To get started, we will create a sample database using sqlite that contains a list of companies.

The table “companies_archive” contains three entries:

companies_archive

id

name

num_employees

1

QuantCo

90

2

Google

140,000

3

BMW

110,000

While “companies” contains an additional entry:

companies

id

name

num_employees

1

QuantCo

100

2

Google

150,000

3

BMW

120,000

4

Apple

145,000

import sqlalchemy as sa

eng = sa.create_engine('sqlite:///example.db')

with eng.connect() as con:
    con.execute("CREATE TABLE companies (id INTEGER PRIMARY KEY, name TEXT, num_employees INTEGER)")
    con.execute("INSERT INTO companies (name, num_employees) VALUES ('QuantCo', 100), ('Google', 150000), ('BMW', 120000), ('Apple', 145000)")
    con.execute("CREATE TABLE companies_archive (id INTEGER PRIMARY KEY, name TEXT, num_employees INTEGER)")
    con.execute("INSERT INTO companies_archive (name, num_employees) VALUES ('QuantCo', 90), ('Google', 140000), ('BMW', 110000)")

As an example, we will run 4 tests on this table:

  1. Does the table “companies” contain a column named “name”?

  2. Does the table “companies” contain at least 1 entry with the name “QuantCo”?

  3. Does the column “num_employees” of the “companies” table have all positive values?

  4. Does the column “name” of the table “companies” contain at least all the values of the corresponding column in “companies_archive”?

import pytest
import sqlalchemy as sa

from datajudge import (
    Condition,
    WithinRequirement,
    BetweenRequirement,
)
from datajudge.pytest_integration import collect_data_tests


# We create a Requirement, within a table.
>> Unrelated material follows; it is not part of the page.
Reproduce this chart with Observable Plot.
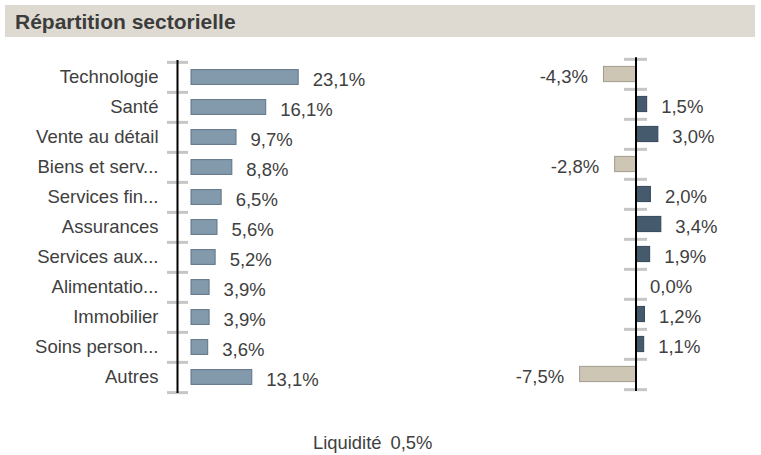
<!DOCTYPE html>
<html>
<head>
<meta charset="utf-8">
<script src="https://cdn.jsdelivr.net/npm/d3@7"></script>
<script src="https://cdn.jsdelivr.net/npm/@observablehq/plot@0.6"></script>
<style>
  html, body { margin: 0; padding: 0; background: #fff; }
  #wrap { position: relative; width: 761px; height: 455px; overflow: hidden; background: #fff;
          font-family: "Liberation Sans", Arial, sans-serif; color: #404040; }
  #banner { position: absolute; left: 5px; top: 5px; width: 750px; height: 32px; background: #dedad1; }
  #title { position: absolute; left: 10px; top: 4px; font-size: 21px; font-weight: bold; line-height: 26px; color: #3c3c3c; white-space: nowrap; }
  .layer { position: absolute; left: 0; top: 0; }
  #liq { position: absolute; left: 313px; top: 433px; font-size: 18.4px; line-height: 20px; white-space: nowrap; }
  #liq span + span { margin-left: 9px; }
</style>
</head>
<body>
<div id="wrap">
  <div id="banner"><div id="title">Répartition sectorielle</div></div>
  <div id="left" class="layer"></div>
  <div id="right" class="layer"></div>
  <div id="liq"><span id="liqLabel"></span><span id="liqValue"></span></div>
</div>
<script>
// ---- data ----
const categories = ["Technologie", "Santé", "Vente au détail", "Biens et serv...", "Services fin...", "Assurances", "Services aux...", "Alimentatio...", "Immobilier", "Soins person...", "Autres"];
const weights = [23.1, 16.1, 9.7, 8.8, 6.5, 5.6, 5.2, 3.9, 3.9, 3.6, 13.1];
const differences = [-4.3, 1.5, 3.0, -2.8, 2.0, 3.4, 1.9, 0.0, 1.2, 1.1, -7.5];
const liquidityLabel = "Liquidité";
const liquidityValue = 0.5;

const fmt = v => v.toFixed(1).replace(".", ",") + "%";
const leftData = categories.map((c, i) => ({cat: c, v: weights[i]}));
const rightData = categories.map((c, i) => ({cat: c, v: differences[i]}));

const W = 761, H = 455;
const textColor = "#404040";
const tickGrey = "#c6c6c6";
const fontStyle = {background: "transparent", fontFamily: "Liberation Sans, Arial, sans-serif", fontSize: "18.5px", color: textColor, overflow: "visible"};

// ---- left chart: weights ----
const lTop = 60, lBottom = 393;
const lStep = (lBottom - lTop) / categories.length;
const lK = 4.64;                 // px per %
const lAxis = 177, lZero = 191;  // axis line, bar origin
const lMin = -(lZero - lAxis) / lK;
const left = Plot.plot({
  width: W, height: H,
  marginTop: lTop, marginBottom: H - lBottom, marginLeft: lAxis, marginRight: 0,
  style: fontStyle,
  x: {domain: [lMin, 30], range: [lAxis, lAxis + (30 - lMin) * lK], axis: null},
  y: {domain: categories, padding: 0, tickSize: 0, tickPadding: 19, label: null},
  marks: [
    Plot.ruleY(categories, {y: d => d, x1: (167 - lZero) / lK, x2: (188 - lZero) / lK, dy: -lStep / 2, stroke: tickGrey, strokeWidth: 3}),
    Plot.ruleY([categories[categories.length - 1]], {y: d => d, x1: (167 - lZero) / lK, x2: (188 - lZero) / lK, dy: lStep / 2, stroke: tickGrey, strokeWidth: 3}),
    Plot.barX(leftData, {x1: 0, x2: "v", y: "cat", fill: "#8399ac", stroke: "#5e7385", strokeWidth: 1, insetTop: 7.6, insetBottom: 7.6}),
    Plot.ruleX([lMin], {stroke: "#000", strokeWidth: 2}),
    Plot.text(leftData, {x: "v", y: "cat", text: d => fmt(d.v), dx: 14, dy: 3, textAnchor: "start", fill: textColor})
  ]
});
document.getElementById("left").append(left);

// ---- right chart: difference ----
const rTop = 57.3, rBottom = 391;
const rStep = (rBottom - rTop) / categories.length;
const rK = 7.45;
const rAxis = 635.5;
const right = Plot.plot({
  width: W, height: H,
  marginTop: rTop, marginBottom: H - rBottom, marginLeft: 0, marginRight: 0,
  style: fontStyle,
  x: {domain: [-10, 5], range: [rAxis - 10 * rK, rAxis + 5 * rK], axis: null},
  y: {domain: categories, padding: 0, axis: null},
  marks: [
    Plot.ruleY(categories, {y: d => d, x1: (624 - rAxis) / rK, x2: (647 - rAxis) / rK, dy: -rStep / 2, stroke: tickGrey, strokeWidth: 3}),
    Plot.ruleY([categories[categories.length - 1]], {y: d => d, x1: (624 - rAxis) / rK, x2: (647 - rAxis) / rK, dy: rStep / 2, stroke: tickGrey, strokeWidth: 3}),
    Plot.barX(rightData.filter(d => d.v !== 0), {x1: 0, x2: "v", y: "cat",
      fill: d => d.v < 0 ? "#cdc6b4" : "#455a6d",
      stroke: d => d.v < 0 ? "#a19c8d" : "#33465a",
      strokeWidth: 1, insetTop: 7.4, insetBottom: 7.4}),
    Plot.ruleX([0], {stroke: "#000", strokeWidth: 2}),
    Plot.text(rightData.filter(d => d.v >= 0), {x: "v", y: "cat", text: d => fmt(d.v), dx: 14, dy: 3, textAnchor: "start", fill: textColor}),
    Plot.text(rightData.filter(d => d.v < 0), {x: "v", y: "cat", text: d => fmt(d.v), dx: -16, dy: 3, textAnchor: "end", fill: textColor})
  ]
});
document.getElementById("right").append(right);

document.getElementById("liqLabel").textContent = liquidityLabel;
document.getElementById("liqValue").textContent = fmt(liquidityValue);
</script>
</body>
</html>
This object will contain
# all the constraints we want to test on the specified table.
# To test another table or test the same table against another table,
# we would create another Requirement object.
companies_req = WithinRequirement.from_table(
    db_name="example", schema_name=None, table_name="companies"
)

# Constraint 1: Does the table "companies" contain a column named "name"?
companies_req.add_column_existence_constraint(columns=["name"])

# Constraint 2: Does the table "companies" contain at least 1 entry with the name "QuantCo"?
condition = Condition(raw_string="name = 'QuantCo'")
companies_req.add_n_rows_min_constraint(n_rows_min=1, condition=condition)

# Constraint 3: Does the column "num_employees" of the "companies" table have all
# positive values?
companies_req.add_numeric_min_constraint(column="num_employees", min_value=1)

# We create a new Requirement, this time between different tables.
# Concretely, we intent to test constraints between the table "companies"
# and the table "companies_archive".
companies_between_req = BetweenRequirement.from_tables(
    db_name1="example",
    schema_name1=None,
    table_name1="companies",
    db_name2="example",
    schema_name2=None,
    table_name2="companies_archive",
)

# Constraint 4: Does the column "name" of the table "companies" contain at least all
# the values of the corresponding column in "companies_archive"?
companies_between_req.add_row_superset_constraint(
    columns1=['name'], columns2=['name'], constant_max_missing_fraction=0
)

# collect_data_tests expects a pytest fixture with the name
# "datajudge_engine" that is a SQLAlchemy engine

@pytest.fixture()
def datajudge_engine():
    return sa.create_engine("sqlite:///example.db")

# We gather our distinct Requirements in a list.
requirements = [companies_req, companies_between_req]

# "collect_data_tests" takes all requirements and turns their respective
# Constraints into individual tests. pytest will be able to pick
# up these tests.
test_constraint = collect_data_tests(requirements)

Saving this file as specification.py and running $ pytest specification.py will verify that all constraints are satisfied. The output you see in the terminal should be similar to this:

=================================== test session starts ===================================
...
collected 4 items

specification.py::test_constraint[ColumnExistence::companies] PASSED                [ 25%]
specification.py::test_constraint[NRowsMin::companies] PASSED                       [ 50%]
specification.py::test_constraint[NumericMin::companies] PASSED                     [ 75%]
specification.py::test_constraint[RowSuperset::companies|companies_archive] PASSED  [100%]

==================================== 4 passed in 0.31s ====================================

You can also use a formatted html report using the --html=report.html flag.